The memories go back some forty years. Throughout the 1980s attending meetings of the National Community Broadcasting Association and setting up of Kerry Community Radio who met regularly in my gallery in Killarney with Paddy O’Callaghan as chairman, Eamonn Langford, Fr Billy Crean, Robert Pierse.
In preparation for our first licence application we became Kerry Community Radio Co-op/Comharchumann Radio Pobail Chiarrai. On behalf of Radio Pobail Billy and I asked Joe McGarry to become chairman. Joe was then the Head of the School of Business Studies at the ITT (Institute of Technology Tralee). He had run a conference on local radio in Tralee. That first licence application failed because of a doubt that we had the financial resources or the expertise. I asked RTE senior radio producer Dan Collins who gave us a confidential written commitment that he would become our general manager if we got the licence
Radio Pobail/Kerry Community Radio were the core and the catalyst to getting ten people to each put up £30,000. The Radio Co-op got over a hundred interests from all over Kerry to become shareholders and in that way funded their investment. The embryonic Radio Kerry shareholders included Radio Pobail, Ardfert Christian Media Trust; Boyle Brothers; Paul Coghlan and Tim O’Shea (a joint shareholding), Fexco , Gael-linn, Tomas Garvey, Denis Kelleher, Lee Strand and Maurice O’Donoghue. I became Company Secretary and Dan Collins served as General Manager. The commitment of all was to do something that would be good for Kerry – with a feeling their money was a donation rather than an investment.
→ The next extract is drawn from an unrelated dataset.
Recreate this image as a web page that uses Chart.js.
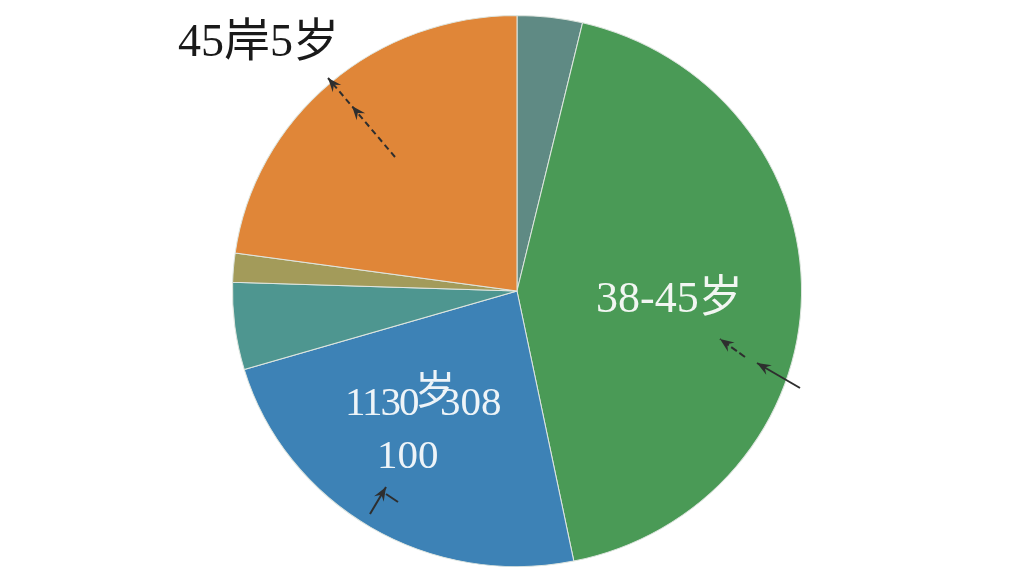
<!DOCTYPE html>
<html lang="zh">
<head>
<meta charset="utf-8">
<title>年龄分布饼图</title>
<script src="https://cdn.jsdelivr.net/npm/chart.js@4.4.1/dist/chart.umd.min.js"></script>
<style>
    html, body { margin: 0; padding: 0; background: #ffffff; }
    .chart-wrap { width: 1024px; height: 576px; position: relative; }
</style>
</head>
<body>
<div class="chart-wrap">
    <canvas id="ageChart"></canvas>
</div>
<script>
// Slices in clockwise order, starting at 12 o'clock
const categories = ['其他', '38-45岁', '1130岁308 100', '其他2', '其他3', '45岸5岁'];
const shares = [3.7, 43.1, 23.6, 5.1, 1.7, 22.8];
const sliceColors = ['#5f8a84', '#4a9a56', '#3d82b6', '#4e9690', '#a39b5a', '#e08638'];

// The reference pie is slightly wider than tall
const stretchPlugin = {
    id: 'stretchPlugin',
    beforeDatasetsDraw(chart) {
        const meta = chart.getDatasetMeta(0);
        const arc = meta.data[0];
        const ctx = chart.ctx;
        ctx.save();
        ctx.translate(arc.x, arc.y);
        ctx.scale(1.018, 0.986);
        ctx.translate(-arc.x, -arc.y);
    },
    afterDatasetsDraw(chart) {
        chart.ctx.restore();
    }
};

// Hand-placed text labels and arrows, as in the reference picture
const labelPlugin = {
    id: 'labelPlugin',
    afterDraw(chart) {
        const ctx = chart.ctx;
        ctx.save();
        ctx.textBaseline = 'alphabetic';
        ctx.textAlign = 'left';

        ctx.fillStyle = '#1a1a1a';
        ctx.font = '46px "Liberation Serif", "Noto Sans CJK SC", serif';
        ctx.fillText('45岸5岁', 178, 56);

        ctx.fillStyle = '#f2f6f2';
        ctx.font = '44px "Liberation Serif", "Noto Sans CJK SC", serif';
        ctx.fillText('38-45岁', 596, 312);

        ctx.fillStyle = '#eef4f8';
        ctx.font = '41px "Liberation Serif", "Noto Sans CJK SC", serif';
        ctx.letterSpacing = '-2px';
        ctx.fillText('1130', 345, 415);
        ctx.letterSpacing = '0px';
        ctx.fillText('308', 440, 415);
        ctx.fillText('100', 377, 468);
        ctx.font = '40px "Noto Sans CJK SC", sans-serif';
        ctx.fillText('岁', 415, 404);

        ctx.strokeStyle = '#2e2e2e';
        ctx.fillStyle = '#2e2e2e';
        ctx.lineWidth = 2;

        drawArrow(ctx, 395, 157, 328, 78, [6, 4]);
        drawHead(ctx, 372, 130, 352, 106);
        drawArrow(ctx, 800, 388, 757, 363, []);
        drawArrow(ctx, 745, 357, 720, 339, [7, 3]);
        drawArrow(ctx, 370, 514, 386, 487, []);
        ctx.beginPath();
        ctx.moveTo(386, 494);
        ctx.lineTo(398, 502);
        ctx.stroke();

        ctx.restore();
    }
};

function drawHead(ctx, x1, y1, x2, y2) {
    const ang = Math.atan2(y2 - y1, x2 - x1);
    const len = 15;
    ctx.beginPath();
    ctx.moveTo(x2, y2);
    ctx.lineTo(x2 - len * Math.cos(ang - 0.38), y2 - len * Math.sin(ang - 0.38));
    ctx.lineTo(x2 - len * 0.6 * Math.cos(ang), y2 - len * 0.6 * Math.sin(ang));
    ctx.lineTo(x2 - len * Math.cos(ang + 0.38), y2 - len * Math.sin(ang + 0.38));
    ctx.closePath();
    ctx.fill();
}

function drawArrow(ctx, x1, y1, x2, y2, dash) {
    ctx.beginPath();
    ctx.setLineDash(dash);
    ctx.moveTo(x1, y1);
    ctx.lineTo(x2, y2);
    ctx.stroke();
    ctx.setLineDash([]);
    drawHead(ctx, x1, y1, x2, y2);
}

document.addEventListener('DOMContentLoaded', function() {
    const ageCtx = document.getElementById('ageChart');
    new Chart(ageCtx, {
        type: 'pie',
        data: {
            labels: categories,
            datasets: [{
                data: shares,
                backgroundColor: sliceColors,
                borderColor: '#dfe6e0',
                borderWidth: 1
            }]
        },
        options: {
            responsive: true,
            maintainAspectRatio: false,
            animation: false,
            layout: {
                padding: { left: 10, right: 0, top: 11, bottom: 5 }
            },
            plugins: {
                legend: { display: false },
                tooltip: { enabled: false }
            }
        },
        plugins: [stretchPlugin, labelPlugin]
    });
});
</script>
</body>
</html>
Saturday July 14th 1990 was the realisation of ten years – a dream, became a hope and was now a reality. On that very first day from the loft over the tearooms at Muckross House I interviewed horticulturist Cormac Foley and zoologist Jim Larner whose great knowledge and infectious enthusiasm for nature was the first of what became a monthly feature of the Saturday Supplement down to today.
For the next 27 years I produced and presented the Saturday Supplement missing only two Saturdays – one to make way for the Listowel Races and on the other because of a family death Joe Stack delivered the programme I had prepared.
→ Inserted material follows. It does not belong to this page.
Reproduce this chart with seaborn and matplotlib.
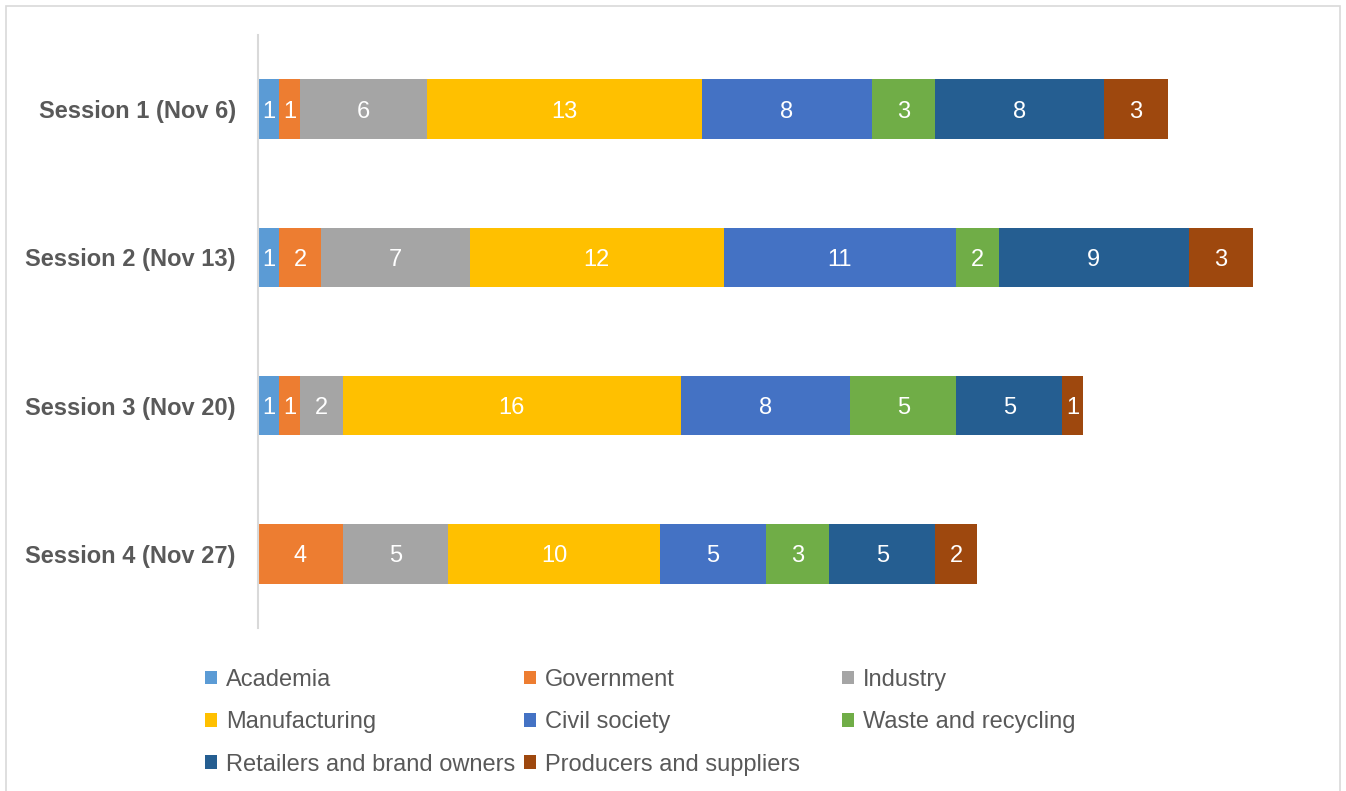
import matplotlib
matplotlib.use("Agg")
import matplotlib.pyplot as plt
from matplotlib.patches import Patch, Rectangle
import numpy as np
import pandas as pd
import seaborn as sns

sessions = ["Session 1 (Nov 6)", "Session 2 (Nov 13)", "Session 3 (Nov 20)", "Session 4 (Nov 27)"]
categories = ["Academia", "Government", "Industry", "Manufacturing", "Civil society",
              "Waste and recycling", "Retailers and brand owners", "Producers and suppliers"]
academia = [1, 1, 1, 0]
government = [1, 2, 1, 4]
industry = [6, 7, 2, 5]
manufacturing = [13, 12, 16, 10]
civil_society = [8, 11, 8, 5]
waste = [3, 2, 5, 3]
retailers = [8, 9, 5, 5]
producers = [3, 3, 1, 2]
colors = ["#5B9BD5", "#ED7D31", "#A5A5A5", "#FFC000", "#4472C4", "#70AD47", "#255E91", "#9E480E"]

series = [academia, government, industry, manufacturing, civil_society, waste, retailers, producers]
vals = np.array(series, dtype=float)  # shape (8, 4)
cum = np.cumsum(vals, axis=0)

sns.set_theme(style="white")
plt.rcParams["font.family"] = ["Liberation Sans", "DejaVu Sans"]
text_color = "#595959"

fig = plt.figure(figsize=(13.46, 7.91), dpi=100)
ax = fig.add_axes([258 / 1346, 1 - 628 / 791, 1058 / 1346, 593 / 791])

# Draw cumulative bars from largest to smallest so they overlay into stacks
for i in range(len(categories) - 1, -1, -1):
    df = pd.DataFrame({"session": sessions, "value": cum[i]})
    sns.barplot(data=df, x="value", y="session", order=sessions, color=colors[i],
                width=0.4, orient="h", errorbar=None, linewidth=0, saturation=1, ax=ax)

# Segment labels
for i in range(len(categories)):
    for j in range(len(sessions)):
        v = vals[i, j]
        if v > 0:
            ax.text(cum[i, j] - v / 2, j, f"{int(v)}", ha="center", va="center_baseline",
                    color="white", fontsize=17)

ax.set_xlim(0, 50)
ax.set_ylim(3.5, -0.5)
ax.set_xlabel("")
ax.set_ylabel("")
ax.set_xticks([])
ax.tick_params(axis="y", length=0, pad=16, labelsize=17, labelcolor=text_color)
for lbl in ax.get_yticklabels():
    lbl.set_fontweight("bold")
for s in ["top", "right", "bottom"]:
    ax.spines[s].set_visible(False)
ax.spines["left"].set_color("#D9D9D9")
ax.spines["left"].set_linewidth(1.5)

# Legend: three columns at fixed positions, row-major order
col_x = [205, 524, 842]
for c in range(3):
    idx = [k for k in range(len(categories)) if k % 3 == c]
    handles = [Patch(facecolor=colors[k], edgecolor="none") for k in idx]
    labels = [categories[k] for k in idx]
    fig.legend(handles, labels, loc="upper left",
               bbox_to_anchor=(col_x[c] / 1346, 1 - 669 / 791),
               frameon=False, fontsize=17, labelcolor=text_color,
               handlelength=0.5, handleheight=0.5, handletextpad=0.38,
               borderpad=0, borderaxespad=0, labelspacing=0.86)

# Outer border
fig.patches.append(Rectangle((6 / 1346, -0.05), (1340 - 6) / 1346, 1.05 - 6 / 791,
                             transform=fig.transFigure, fill=False,
                             edgecolor="#D9D9D9", linewidth=1.2))

fig.savefig("out.png", dpi=100)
First Saturdays were feeling the pulse of Kerry with politicians responding to listeners questions. This evolved into a five week rota with panels on succeeding months of the four Kerry Mayors, south Kerry TDs, North Kerry TDs, Kerry Senators and Munster MEPs.
Second Saturdays featured one individual’s life and times. Here the subject was in the studio with me and we were joined on the phone by many people adding their story on the featured person.
Third Saturdays had a self help theme. Over the years these included communities, voluntary bodies, individuals, commercial concerns and public bodies.
All of those walk programmes. On Kerry mountains. Our islands – and Iona off the coast of Scotland. Along most of the Kerry coast as well as the 13km Cliffs of Moher walk. Through woods and on mountains all over Kerry, in Cork and Perthshire in Scotland. In all our great gardens – as well as the Botanic gardens in Dublin and Wicklow and the RHS gardens at Wisley (outside London). Walks around some 90 Kerry communities over the years. Tours to War of Independence, Civil War and faction fight sites.
And so much more.
The Blasket Islands Skellig Michael Knocknadobar
The four strands continued without a break until 2017. Then Storied Kerry/Ciarrai Scealach took over my life. But I still produce and present the walk programme I still on the last Saturday of the month. On the other days the Saturday Supplement is under the careful care of Joe McGill who brings his own unique style to the air.
None of this would have been possible without the Board of Radio Kerry, all of the station staff, the advertisers. In a very personal way, my wife Siubhan, who looked after the home fires and for the past ten years has been my sound technician. Mary O’Shea the inveterate researcher. Colette Foley who handles post production.
To go back to the beginning. Kerry Community Radio is unique as its sole ambition is to see Radio Kerry continue to develop. That is a tribute to its directors over the years.
Radio Pobail Chiarrai and Storied Kerry wish Radio Kerry a happy birthday. It is truly Guth na Riochta, the voice of the Kingdom.